3. Keep Messaging Human—Templates Are a Starting Point, Not the Finish Line
Getctrl, like most outreach tools, wants you to use templates. That’s fine, but don’t sound like a robot.
- Use merge fields sparingly. First name, company, maybe a relevant detail. That’s it.
- Write like you talk. No “Hope this finds you well” unless you actually say that to people.
- Keep it short. Two to three sentences is plenty for cold outreach.
What doesn’t work: - Walls of text. - Overly clever subject lines (“Quick question”—everyone’s doing it). - Gimmicks (“Did my email go to spam?”—don’t be that person).
Pro tip:
If you cringe reading your own email, so will your prospect. Rewrite it.
4. Organize and Prioritize—Don’t Let Follow-Ups Slip Through
The hardest part of multi-channel outreach isn’t sending the first message. It’s staying on top of replies, bumps, and moves between channels.
Use Getctrl’s inbox and task features, but keep it simple: - Set clear daily tasks for follow-ups. - Use tags or folders to group contacts (by stage, not by every little thing). - Snooze or mute dead leads so they don’t clutter your view.
What to ignore: - Over-customizing your pipeline stages. “Contacted,” “Replied,” “Meeting Booked,” “Closed”—that’s enough. - Chasing every “maybe later.” Put them on a monthly nurture, otherwise move on.
Pro tip:
Block time on your calendar every morning for follow-up.
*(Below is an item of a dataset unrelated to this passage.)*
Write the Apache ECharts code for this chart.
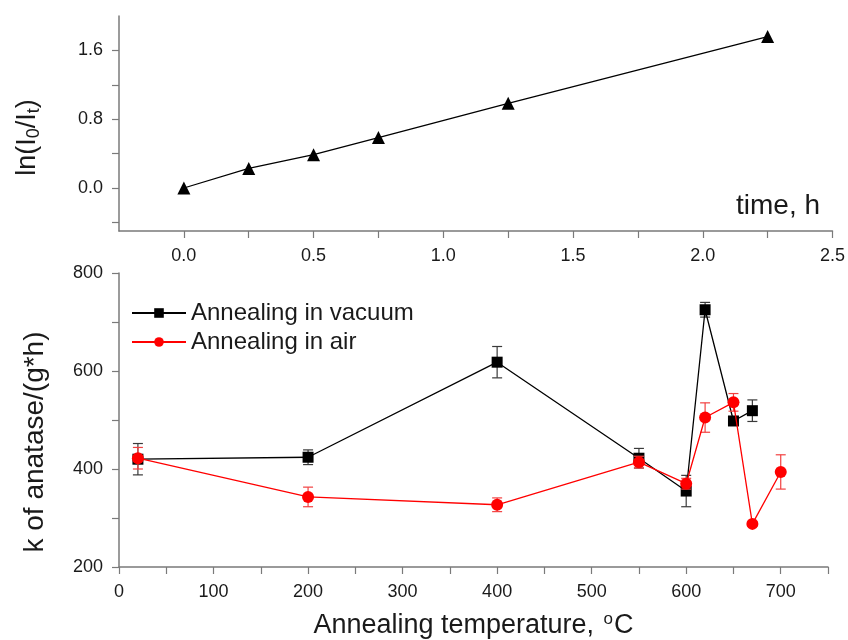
<!DOCTYPE html>
<html>
<head>
<meta charset="utf-8">
<script src="https://cdn.jsdelivr.net/npm/echarts@6/dist/echarts.min.js"></script>
<style>html,body{margin:0;padding:0;background:#fff}#c{width:848px;height:640px}</style>
</head>
<body>
<div id="c"></div>
<script>
// ---- top panel data ----
var timeH = [0, 0.25, 0.5, 0.75, 1.25, 2.25];
var lnRatio = [0, 0.228, 0.388, 0.586, 0.985, 1.761];
var topXTicks = [0, 0.25, 0.5, 0.75, 1.0, 1.25, 1.5, 1.75, 2.0, 2.25, 2.5];
var topXLabels = [0, 0.5, 1.0, 1.5, 2.0, 2.5];
var topYTicks = [-0.4, 0, 0.4, 0.8, 1.2, 1.6];
var topYLabels = [0, 0.8, 1.6];

// ---- bottom panel data ----
var tempVac = [20, 200, 400, 550, 600, 620, 650, 670];
var kVac = [420, 424, 618, 422, 355, 725, 498, 519];
var errVac = [32, 15, 32, 20, 32, 15, 8, 22];
var tempAir = [20, 200, 400, 550, 600, 620, 650, 670, 700];
var kAir = [422, 343, 327, 414, 370, 505, 536, 288, 394];
var errAir = [22, 20, 14, 12, 11, 30, 18, 5, 35];
var botXTicks = [0, 50, 100, 150, 200, 250, 300, 350, 400, 450, 500, 550, 600, 650, 700, 750];
var botXLabels = [0, 100, 200, 300, 400, 500, 600, 700];
var botYTicks = [200, 300, 400, 500, 600, 700, 800];
var botYLabels = [200, 400, 600, 800];

var FONT = 'Liberation Sans, Arial, sans-serif';
var AX = '#7a7a7a';
var TXT = '#1a1a1a';

function pairs(xs, ys) { return xs.map(function (x, i) { return [x, ys[i]]; }); }
function errData(xs, ys, es) { return xs.map(function (x, i) { return [x, ys[i] - es[i], ys[i] + es[i]]; }); }

function errRender(color) {
  return function (params, api) {
    var x = api.value(0);
    var lo = api.coord([x, api.value(1)]);
    var hi = api.coord([x, api.value(2)]);
    var hw = 5;
    var st = { stroke: color, lineWidth: 1.2 };
    return {
      type: 'group',
      children: [
        { type: 'line', shape: { x1: lo[0], y1: lo[1], x2: hi[0], y2: hi[1] }, style: st },
        { type: 'line', shape: { x1: lo[0] - hw, y1: lo[1], x2: lo[0] + hw, y2: lo[1] }, style: st },
        { type: 'line', shape: { x1: hi[0] - hw, y1: hi[1], x2: hi[0] + hw, y2: hi[1] }, style: st }
      ]
    };
  };
}

function axisCommon() {
  return {
    axisLine: { show: true, onZero: false, lineStyle: { color: AX, width: 1.5 } },
    axisTick: { show: true, length: 7, lineStyle: { color: AX, width: 1.2 } },
    axisLabel: { color: TXT, fontSize: 18, fontFamily: FONT, margin: 16 },
    splitLine: { show: false }
  };
}

var chart = echarts.init(document.getElementById('c'), null, { renderer: 'canvas' });

var xTop = axisCommon();
xTop.axisTick.customValues = topXTicks;
xTop.axisLabel.customValues = topXLabels;
xTop.axisLabel.formatter = function (v) { return v.toFixed(1); };
var yTop = axisCommon();
yTop.axisTick.customValues = topYTicks;
yTop.axisLabel.customValues = topYLabels;
yTop.axisLabel.formatter = function (v) { return v.toFixed(1); };
var xBot = axisCommon();
xBot.axisTick.customValues = botXTicks;
xBot.axisLabel.customValues = botXLabels;
var yBot = axisCommon();
yBot.axisTick.customValues = botYTicks;
yBot.axisLabel.customValues = botYLabels;

var option = {
  animation: false,
  backgroundColor: '#fff',
  grid: [
    { left: 119, right: 14, top: 16, height: 215 },
    { left: 119, right: 20, top: 273, height: 295 }
  ],
  xAxis: [
    Object.assign(xTop, { type: 'value', gridIndex: 0, min: -0.25, max: 2.5 }),
    Object.assign(xBot, {
      type: 'value', gridIndex: 1, min: 0, max: 750,
      name: 'Annealing temperature, {sup|o}C',
      nameLocation: 'middle', nameGap: 44,
      nameTextStyle: {
        color: TXT, fontSize: 27, fontFamily: FONT,
        rich: { sup: { fontSize: 17, fontFamily: FONT, color: TXT, verticalAlign: 'top', padding: [0, 1, 12, 2] } }
      }
    })
  ],
  yAxis: [
    Object.assign(yTop, {
      type: 'value', gridIndex: 0, min: -0.5, max: 2.0,
      name: 'ln(I{sub|0}/I{sub|t})',
      nameLocation: 'middle', nameRotate: 90, nameGap: 76,
      nameTextStyle: {
        color: TXT, fontSize: 27, fontFamily: FONT, padding: [0, 28, 0, 0],
        rich: { sub: { fontSize: 18, fontFamily: FONT, color: TXT, verticalAlign: 'bottom', padding: [12, 0, 0, 0] } }
      }
    }),
    Object.assign(yBot, {
      type: 'value', gridIndex: 1, min: 200, max: 800,
      name: 'k of anatase/(g*h)',
      nameLocation: 'middle', nameRotate: 90, nameGap: 70,
      nameTextStyle: { color: TXT, fontSize: 28, fontFamily: FONT, padding: [0, 44, 0, 0] }
    })
  ],
  legend: {
    orient: 'vertical', left: 126, top: 296,
    itemWidth: 54, itemHeight: 12, itemGap: 5,
    textStyle: { color: TXT, fontSize: 24, fontFamily: FONT },
    data: ['Annealing in vacuum', 'Annealing in air']
  },
  graphic: [
    { type: 'text', left: 736, top: 192, style: { text: 'time, h', fontSize: 28, fontFamily: FONT, fill: TXT } }
  ],
  series: [
    {
      type: 'line', xAxisIndex: 0, yAxisIndex: 0, data: pairs(timeH, lnRatio),
      symbol: 'triangle', symbolSize: 13, itemStyle: { color: '#000' },
      lineStyle: { color: '#000', width: 1.3 }, z: 3
    },
    {
      type: 'custom', xAxisIndex: 1, yAxisIndex: 1, data: errData(tempVac, kVac, errVac),
      renderItem: errRender('#3a3a3a'), z: 2, silent: true
    },
    {
      name: 'Annealing in vacuum', type: 'line', xAxisIndex: 1, yAxisIndex: 1, data: pairs(tempVac, kVac),
      symbol: 'rect', symbolSize: 11, itemStyle: { color: '#000' },
      lineStyle: { color: '#000', width: 1.3 }, z: 3
    },
    {
      type: 'custom', xAxisIndex: 1, yAxisIndex: 1, data: errData(tempAir, kAir, errAir),
      renderItem: errRender('#f24040'), z: 4, silent: true
    },
    {
      name: 'Annealing in air', type: 'line', xAxisIndex: 1, yAxisIndex: 1, data: pairs(tempAir, kAir),
      symbol: 'circle', symbolSize: 12, itemStyle: { color: '#ff0000' },
      lineStyle: { color: '#ff0000', width: 1.3 }, z: 5
    }
  ]
};
chart.setOption(option);
</script>
</body>
</html>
Don’t trust your memory or notifications.
5. Track What Matters—But Don’t Drown in Metrics
Getctrl gives you open rates, reply rates, click rates, and more. Don’t overthink it.
Focus on: - Replies (not just opens). - Booked meetings (actual results). - Which channels get traction for you (not just what “industry averages” say).
What to skip: - Obsessing over tiny open rate changes. - A/B testing subject lines before you have any real volume. - Vanity metrics—“impressions” don’t pay the bills.
If you’re not seeing replies, tweak your message or your list. If something works, do more of it. That’s it.
6. Respect the Limits—Don’t Get Yourself Blocked
Every system has sending limits, and Getctrl is no exception. You don’t want to fry your email reputation or get your LinkedIn locked.
- Warm up new email accounts. Start with 10-20 emails/day, ramp up slowly.
- Spread out sends. Don’t send 200 messages in a burst.
- Rotate templates and personalize. Too much identical outreach gets flagged.
Pro tip:
If your tool offers email warmup, use it. If not, do it manually. Getting blocked is a pain to undo.
7. Automate Carefully—And Always Stay Ready to Jump In
Automation is great—right up until something goes sideways. Don’t fall asleep at the wheel.
- Review replies fast. Don’t let automation send a follow-up to someone who just asked for a call.
- Set reminders to check your campaigns daily.
- Use manual steps for critical moments (e.g., when someone replies, always double-check before responding).
What doesn’t work: - Fully “hands-off” campaigns. Sooner or later, mistakes happen. - Relying 100% on AI-generated responses. They’re not there yet.
Pro tip:
If you’re scaling your outreach, consider small batches over huge blasts. Easier to fix mistakes and avoids burning through your list.
8. Learn and Tweak—There’s No Perfect Sequence
There’s a ton of advice out there on the “ideal” outreach sequence. Truth is, what works for someone else might flop for you.
- Regularly review your results. What’s getting replies? What’s not?
- Experiment with timing, messaging, and order of channels—but only change one thing at a time.
- Don’t be afraid to cut steps that aren’t working.
What to ignore: - “Best practices” that don’t fit your audience. - Copying templates from gurus with zero proof.
Pro tip:
If you’re not sure, ask a real prospect what they think of your message. You’ll get better feedback than from any blog post (including this one).
Wrap-Up: Keep It Simple. Iterate Often.
Multi-channel outreach with Getctrl doesn’t have to be overwhelming. Start with a clear plan, keep your messaging human, and focus on real conversations—not just numbers. Ignore the hype about perfect automation and endless personalization. The basics—good lists, solid follow-up, a bit of patience—still win.
Stay skeptical, keep things tidy, and tweak as you go. That’s how you actually get results—without losing your mind.